I won't have a discussion where you can make assumptions and my generalizations about corporate business practices are forbidden.
If your generalization itself were forbidden, then I'd not have replied.
The thing is we are talking about one specific company - we have to establish if the generalization applies. What scraps of information I have suggest not. If you've got a scrap of information that suggests otherwise, then we're good to continue. Otherwise, we kind of lump up on one man's suppositions against another, and there's not much more to be said.
For some of the rest - "middle class strength" and what is appropriate to support it, seem to me to be a large policy/political thing, not relevant to this specific case - WotC is not going to be a major support of the middle class any time soon, and I'm not going there.
I can, however, elaborate on my last comment, which is practical and industry-specific, rather than political, and maybe that can give us some fodder....
As I said, WotC is not in a business that lends itself well to steady-state staffing in the long term, especially in the RPG quarter. The life-cycle of the product lines just don't seem to behave that way in practice, what with markets getting quickly saturated, and production heavily weighted on the creative end.
What I mean is this - steady-state staffing makes all kinds of sense for industries that have a pretty steady stream of very similar productions. There's a pretty constant demand for toasters, so you can staff up to the level where you're meeting that demand.
Demand will fluctuate a little bit, and there's some cost to you if you overproduce. So long as you don't overproduce too much, you can just call that a cost of doing business. If demand really drops, you do need to cut staff. But, really, toasters are probably pretty steady-state.
Look, however, at the movie industry - they aren't in a steady-state production business. They're instead a project-oriented business, where each movie is a project, and handled like its own business venture. They don't usually keep a huge horde of production capacity on staff. Instead, they staff up for a particular production, contracting individuals and other companies on for the work, and when their phase of the production is done, those people are let go, and they're off to other projects.
In many ways, RPGs are rather more like movies than toasters. You don't do a string of RPGs off an assembly line (unless you're the printer, I suppose). Instead, you have a major project to produce some Core Rules. Once those are done, you don't need nearly as many people, and you might well need different people for the different approaches called for in different kinds of supplements and adventures.

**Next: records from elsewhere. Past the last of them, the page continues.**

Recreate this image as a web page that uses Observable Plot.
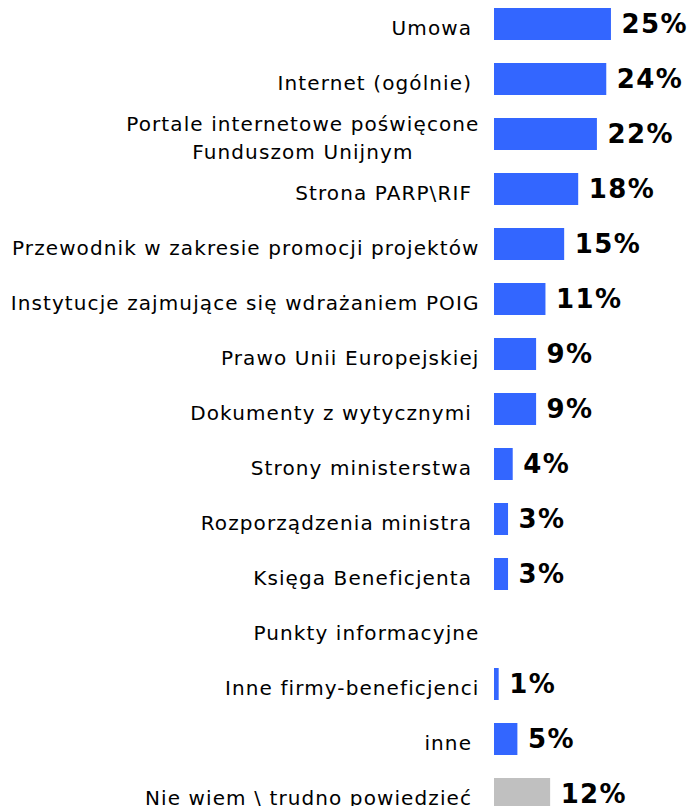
<!DOCTYPE html>
<html><head><meta charset="utf-8">
<script src="https://cdn.jsdelivr.net/npm/d3@7"></script>
<script src="https://cdn.jsdelivr.net/npm/@observablehq/plot@0.6"></script>
<style>
body{margin:0;background:#fff;}
#chart svg{font-family:"DejaVu Sans",Verdana,sans-serif;}
#chart [aria-label="y-axis tick label"] text{letter-spacing:1.1px;}
#chart [aria-label="text"] text{letter-spacing:1.4px;}
</style>
</head><body><div id="chart"></div>
<script>
const categories = [
  "Umowa ",
  "Internet (ogólnie) ",
  "Portale internetowe poświęcone\nFunduszom Unijnym",
  "Strona PARP\\RIF ",
  "Przewodnik w zakresie promocji projektów",
  "Instytucje zajmujące się wdrażaniem POIG",
  "Prawo Unii Europejskiej",
  "Dokumenty z wytycznymi ",
  "Strony ministerstwa ",
  "Rozporządzenia ministra ",
  "Księga Beneficjenta ",
  "Punkty informacyjne",
  "Inne firmy-beneficjenci",
  "inne ",
  "Nie wiem \\ trudno powiedzieć "
];
const values = [25, 24, 22, 18, 15, 11, 9, 9, 4, 3, 3, null, 1, 5, 12];
const groups = ["answer","answer","answer","answer","answer","answer","answer","answer","answer","answer","answer","answer","answer","answer","unsure"];
const groupNames = ["answer", "unsure"];
const groupColors = ["#3366FF", "#C0C0C0"];

const data = categories.map((c, i) => ({category: c, value: values[i], group: groups[i]}));
const shown = data.filter(d => d.value != null);

const chart = Plot.plot({
  width: 690,
  height: 806,
  marginLeft: 494,
  marginRight: 0,
  marginTop: 0,
  marginBottom: 0,
  x: {domain: [0, 41.9], axis: null},
  y: {domain: categories, range: [-3.5, 821.5], paddingInner: 0.418, paddingOuter: 0.209, axis: null},
  color: {domain: groupNames, range: groupColors},
  marks: [
    Plot.barX(shown, {x: "value", y: "category", fill: "group"}),
    Plot.text(shown, {x: "value", y: "category", text: d => `${d.value}%`, textAnchor: "start", dx: 10, fontSize: 26, fontWeight: "bold", fill: "#000"}),
    Plot.axisY({label: null, tickSize: 0, tickPadding: 15, fontSize: 20, dy: 2, lineHeight: 1.4, fill: "#000"})
  ]
});
document.getElementById("chart").append(chart);

const g = chart.querySelector('[aria-label="y-axis tick label"]');
if (g) {
  for (const t of g.querySelectorAll("text")) {
    const spans = t.querySelectorAll("tspan");
    if (spans.length > 1) {
      const w = Math.max(...[...spans].map(s => s.getComputedTextLength()));
      t.setAttribute("text-anchor", "middle");
      spans.forEach(s => s.setAttribute("x", -w / 2));
    }
  }
}
</script>
</body></html>
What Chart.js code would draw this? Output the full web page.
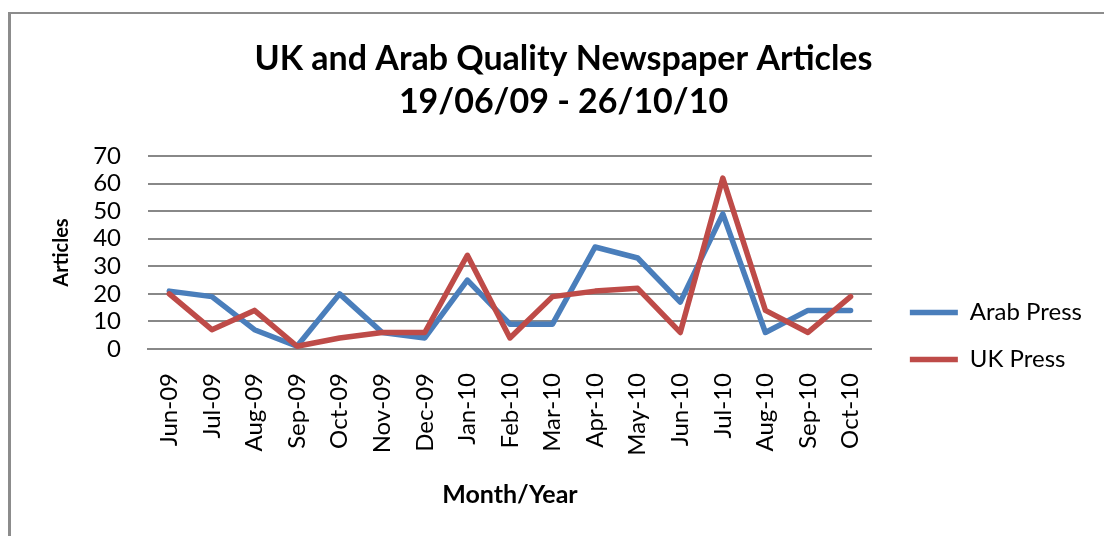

You may want to change creative directions as the product line continues on - for the toaster business, you don't notice that, because the design department is tiny compared to the production lines. But for RPGs, the bulk of the people are in the creative end, so a change in creative direction may well mean a major staffing change.

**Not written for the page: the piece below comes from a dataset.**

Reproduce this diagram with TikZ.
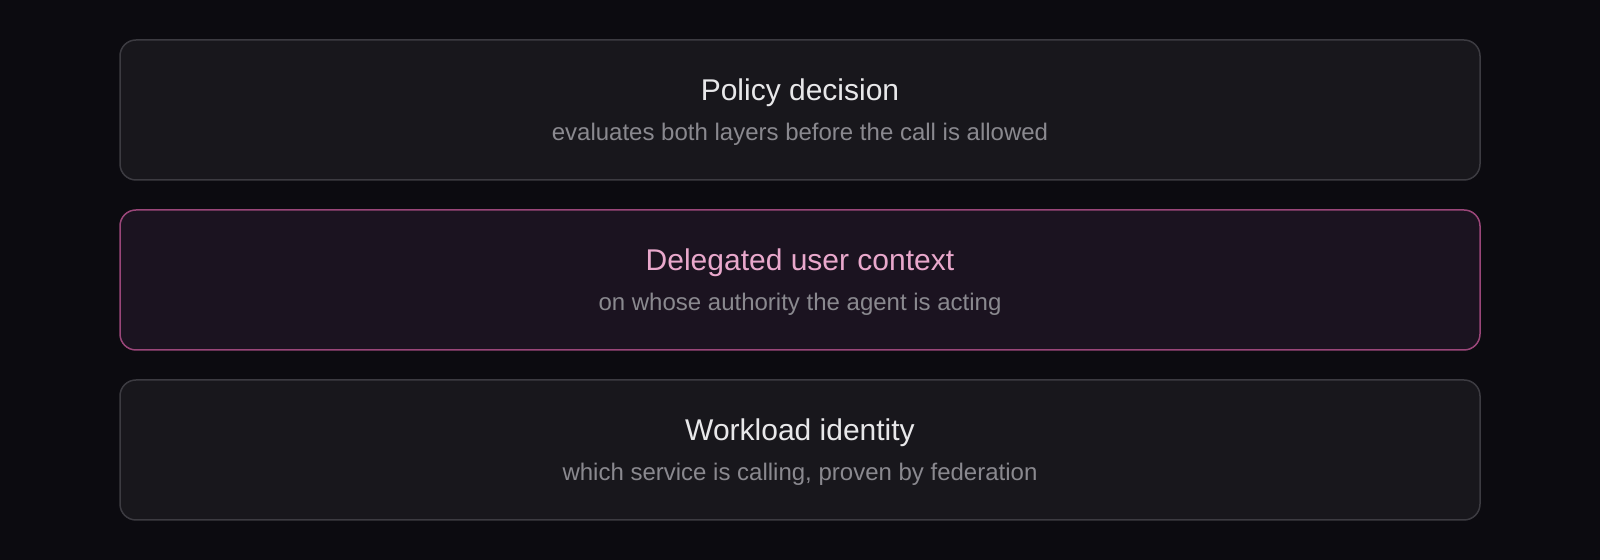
\documentclass[tikz,border=0pt]{standalone}
\usepackage{fontspec}
\setmainfont{Liberation Sans}
\usetikzlibrary{positioning}

\definecolor{pagebg}{HTML}{0C0B10}
\definecolor{cardfill}{HTML}{18171C}
\definecolor{cardline}{HTML}{3C3B41}
\definecolor{userfill}{HTML}{1B1320}
\definecolor{userline}{HTML}{9A4679}
\definecolor{usertext}{HTML}{E9A8CC}
\definecolor{titlecol}{HTML}{E8E8EA}
\definecolor{subcol}{HTML}{8A898F}

\tikzset{
    card/.style={rectangle, rounded corners=8pt, draw=cardline, fill=cardfill,
        line width=0.75pt, minimum width=680pt, minimum height=70pt,
        inner sep=0pt, outer sep=0pt},
    usercard/.style={draw=userline, fill=userfill},
    titletext/.style={anchor=base, inner sep=0pt, text=titlecol,
        font=\fontsize{15pt}{18pt}\selectfont},
    subtext/.style={anchor=base, inner sep=0pt, text=subcol,
        font=\fontsize{12pt}{14pt}\selectfont}
}

\begin{document}
\begin{tikzpicture}[x=0.5pt, y=0.5pt, node distance=15pt]
    \fill[pagebg] (0,0) rectangle (1600,560);
    \useasboundingbox (0,0) rectangle (1600,560);

    \node[card] (policy) at (800,450) {};
    \node[card, usercard, below=of policy] (user) {};
    \node[card, below=of user] (workload) {};

    \node[titletext] (policytitle) at ([yshift=-30.5pt]policy.north) {Policy decision};
    \node[subtext] (policysub) at ([yshift=-50.5pt]policy.north) {evaluates both layers before the call is allowed};

    \node[titletext, text=usertext] (usertitle) at ([yshift=-30.5pt]user.north) {Delegated user context};
    \node[subtext] (usersub) at ([yshift=-50.5pt]user.north) {on whose authority the agent is acting};

    \node[titletext] (workloadtitle) at ([yshift=-30.5pt]workload.north) {Workload identity};
    \node[subtext] (workloadsub) at ([yshift=-50.5pt]workload.north) {which service is calling, proven by federation};
\end{tikzpicture}
\end{document}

As a practical matter, I'd expect churn in any artistic/creative commercial venture. Heck, in the fiction publishing business, the creative capacity is almost never in the form of permanent employees of the publisher - it's *all* contract work there.
Folks will bring up Paizo - to me, they took lucky advantage of a unique situation, and jumped over a major portion of the product line lifecyle, and so are a bit of a special case. Let's see if they do it differently when they get around to doing their own rules from the ground up.